Hello! I’m Karl Hricko for United Astronomy Clubs of NJ, bringing you the; February Astronomy Update for the WNTI listening area. Strangely enough, there is a connection between astronomy and Valentines Day. It involves the Chinese story of Zhi Nu, the 7th princess of the queen mother of the western heavens, and a cowherd by the name of Niu Lang. Zhi Nu was a beautiful weaver maiden who fell in love with Niu Lang. After a secret marriage, the princess was no longer able to dedicate her time to weaving the clouds and the rainbows in the sky.
Because of this, the Queen mother separated them by placing the princess in the sky as the star Vega. She then placed Niu Lang into the heavens as the star Altair, with the river of the Milky Way between them. The only time they could meet was on the 7th day of the 7th lunar month. On the eve of that day, the magpies formed a bridge to help them cross the Silver River or Milky Way. This date of July 7th is celebrated by the Chinese as a day for lovers. It is known as the Double Sevens.

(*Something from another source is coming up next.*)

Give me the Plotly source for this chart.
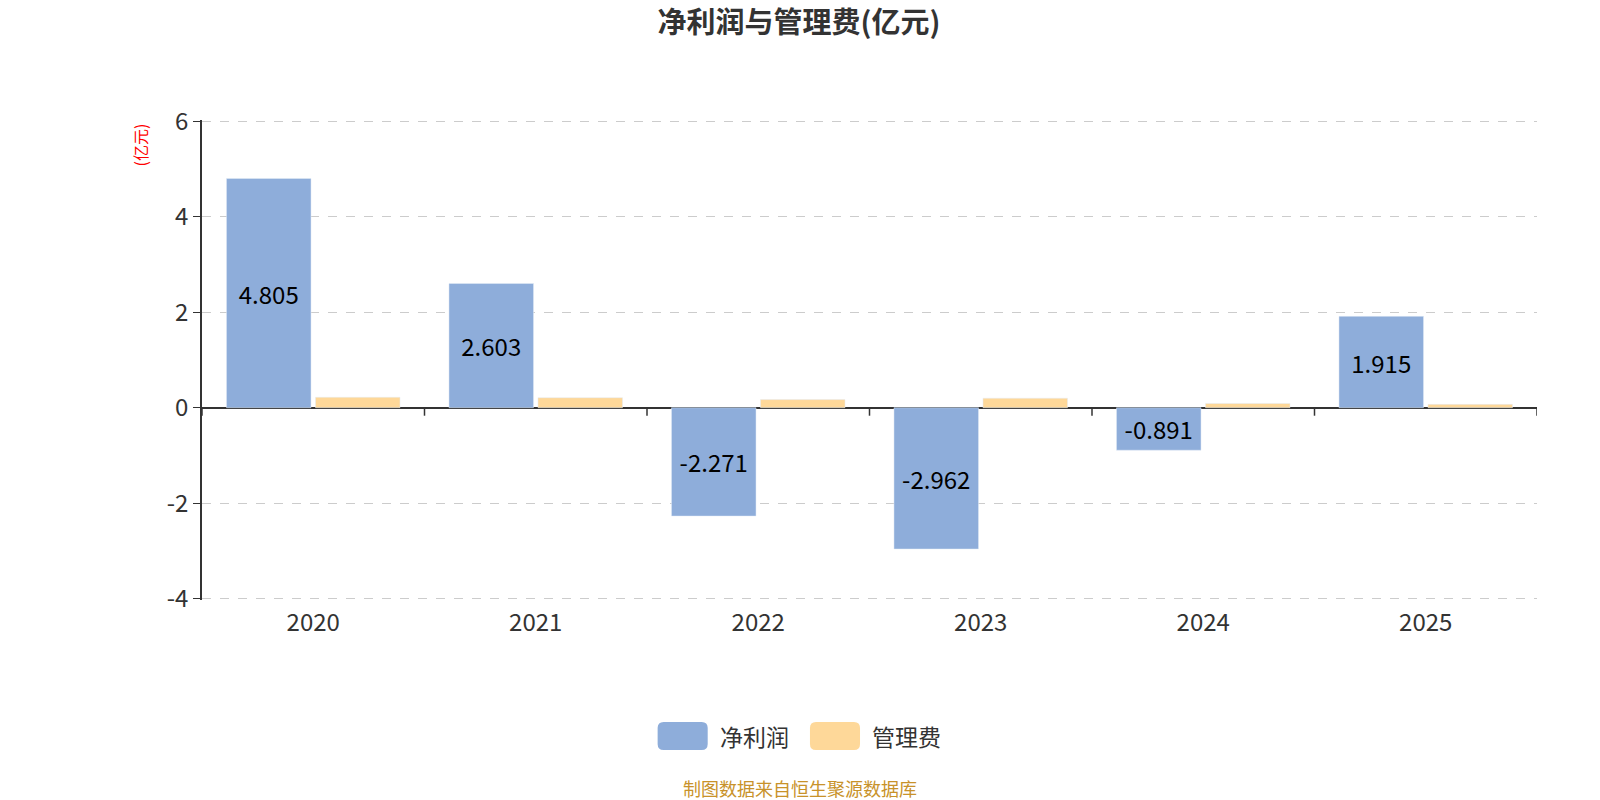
import plotly.graph_objects as go

years = ["2020", "2021", "2022", "2023", "2024", "2025"]
net_profit = [4.805, 2.603, -2.271, -2.962, -0.891, 1.915]
mgmt_fee = [0.22, 0.21, 0.17, 0.20, 0.09, 0.07]
y_ticks = [-4, -2, 0, 2, 4, 6]
series_names = ["净利润", "管理费"]

FONT = "Noto Sans CJK SC"
BLUE = "#8EADDA"
ORANGE = "#FED899"

fig = go.Figure()
fig.add_trace(go.Bar(
    x=years, y=net_profit, name=series_names[0], marker_color=BLUE,
    text=[f"{v:.3f}" for v in net_profit], textposition="inside",
    insidetextanchor="middle", textangle=0, constraintext="none",
    textfont=dict(family=FONT, size=24, color="#000000"),
    showlegend=False,
))
fig.add_trace(go.Bar(
    x=years, y=mgmt_fee, name=series_names[1], marker_color=ORANGE,
    showlegend=False,
))

# category boundary ticks on the zero line
shapes = []
for i in range(len(years) + 1):
    shapes.append(dict(
        type="line", xref="x", yref="y", x0=i - 0.5, x1=i - 0.5,
        ysizemode="pixel", yanchor=0, y0=0, y1=-8,
        line=dict(color="#333333", width=1.5),
    ))


def rounded_rect(x0, x1, y0, y1, rx, ry):
    return (f"M {x0+rx},{y0} L {x1-rx},{y0} Q {x1},{y0} {x1},{y0-ry} "
            f"L {x1},{y1+ry} Q {x1},{y1} {x1-rx},{y1} L {x0+rx},{y1} "
            f"Q {x0},{y1} {x0},{y1+ry} L {x0},{y0-ry} Q {x0},{y0} {x0+rx},{y0} Z")


# custom legend (rounded swatches)
legend_items = [(0.3413, 0.3788, 0.3865, BLUE), (0.4554, 0.4929, 0.5004, ORANGE)]
annotations = []
for (bx0, bx1, tx, col), name in zip(legend_items, series_names):
    shapes.append(dict(type="path", xref="paper", yref="paper",
                       path=rounded_rect(bx0, bx1, -0.2542, -0.3125, 0.0045, 0.0125),
                       fillcolor=col, line=dict(width=0)))
    annotations.append(dict(text=name, xref="paper", yref="paper", x=tx, y=-0.2833,
                            xanchor="left", yanchor="middle", showarrow=False,
                            font=dict(family=FONT, size=23, color="#333333")))

annotations += [
    dict(text="(亿元)", xref="paper", yref="paper", x=-0.0464, y=0.947,
         textangle=-90, showarrow=False, xanchor="center", yanchor="middle",
         font=dict(family=FONT, size=16, color="#FF0000")),
    dict(text="制图数据来自恒生聚源数据库", xref="paper", yref="paper", x=0.448, y=-0.3917,
         showarrow=False, xanchor="center", yanchor="middle",
         font=dict(family=FONT, size=18, color="#C8922A")),
]

fig.update_layout(
    width=1600, height=800,
    paper_bgcolor="white", plot_bgcolor="white",
    margin=dict(l=202, r=63, t=120, b=200),
    font=dict(family=FONT, color="#333333"),
    title=dict(text="<b>净利润与管理费(亿元)</b>", x=0.4994, xanchor="center", xref="container",
               y=0.9719, yanchor="middle", yref="container",
               font=dict(family=FONT, size=29, color="#333333")),
    barmode="group", bargap=0.2, bargroupgap=0.05,
    showlegend=False,
    shapes=shapes,
    annotations=annotations,
    xaxis=dict(type="category", range=[-0.5, 5.5], showline=False, ticks="",
               showgrid=False, tickfont=dict(family=FONT, size=24, color="#333333"),
               ticklabelstandoff=6),
    yaxis=dict(range=[-4.03, 6.03], tickvals=y_ticks, ticktext=[str(v) for v in y_ticks],
               showline=True, linecolor="#333333",
               linewidth=1.5, ticks="outside", ticklen=7, tickcolor="#333333",
               showgrid=True, gridcolor="#CCCCCC", griddash="dash", gridwidth=1,
               zeroline=True, zerolinecolor="#333333", zerolinewidth=1.5,
               tickfont=dict(family=FONT, size=24, color="#333333")),
)

fig.write_html("out.html", config={"displayModeBar": False},
               post_script="document.body.style.margin='0';document.body.style.padding='0';")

During this month of the Valentine, at dusk we can see Mercury above the horizon, in the west-southwest. It then switches to a morning position at the end of the month. Also at dusk, brilliant Jupiter shines high in the sky in Gemini. In the morning hours, facing southwest, orange looking Mars is seen in Virgo. Looking southeast at this time, the light of Venus overwhelms the sky in Sagittarius. Golden Saturn rises around midnight in Libra.
So on this month when romance is celebrated, when you look to the sky, include the visible planets with or without the light of the silvery moon.